Script.clc

Cluster Launch Control (CLC) instructions for dynamic work scheduling on Blackwell GPUs.

CLC enables a running kernel to cancel clusters that have not yet started, effectively implementing dynamic grid scheduling and work-stealing patterns. A scheduler CTA can request cancellation of a pending cluster, and if successful, take over that cluster’s work.

The workflow is:

  1. try_cancel() — asynchronously request cancellation. An opaque 16-byte response is written to shared memory, tracked by an mbarrier.

  2. mbarrier.wait() — wait for the response to arrive.

  3. query_response() — decode the response to check if cancellation succeeded and retrieve the canceled cluster’s CTA coordinates.

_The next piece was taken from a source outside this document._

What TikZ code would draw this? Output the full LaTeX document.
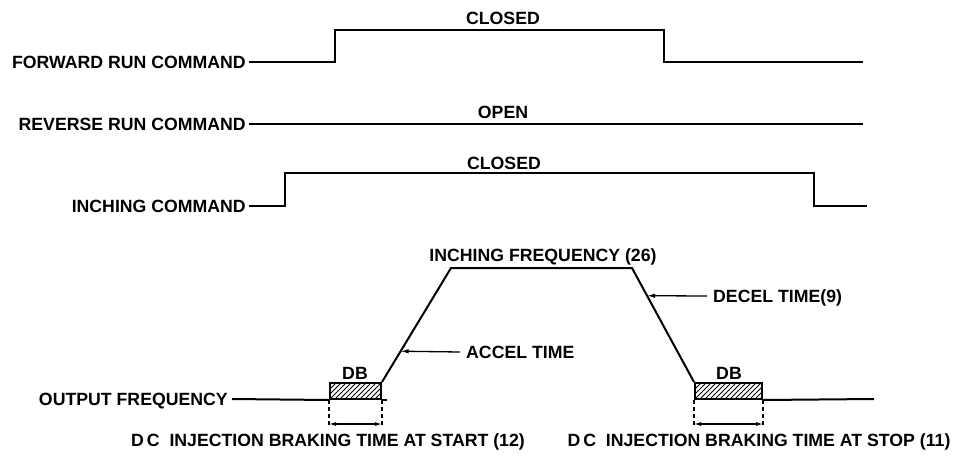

If cancellation succeeds, the scheduler can use the returned CTA ID to compute the work tile that the canceled cluster would have processed, and execute that work itself. If it fails (the cluster already started), the scheduler can retry or proceed with other work.

With multicast=True, the response is broadcast to all CTAs in the requesting cluster, so all CTAs can independently query the result.

Instructions

try_cancel(response, mbarrier, multicast)

Request cancellation of a cluster that has not yet been launched.

query_response(response)

Query the response from a cluster launch control try_cancel operation.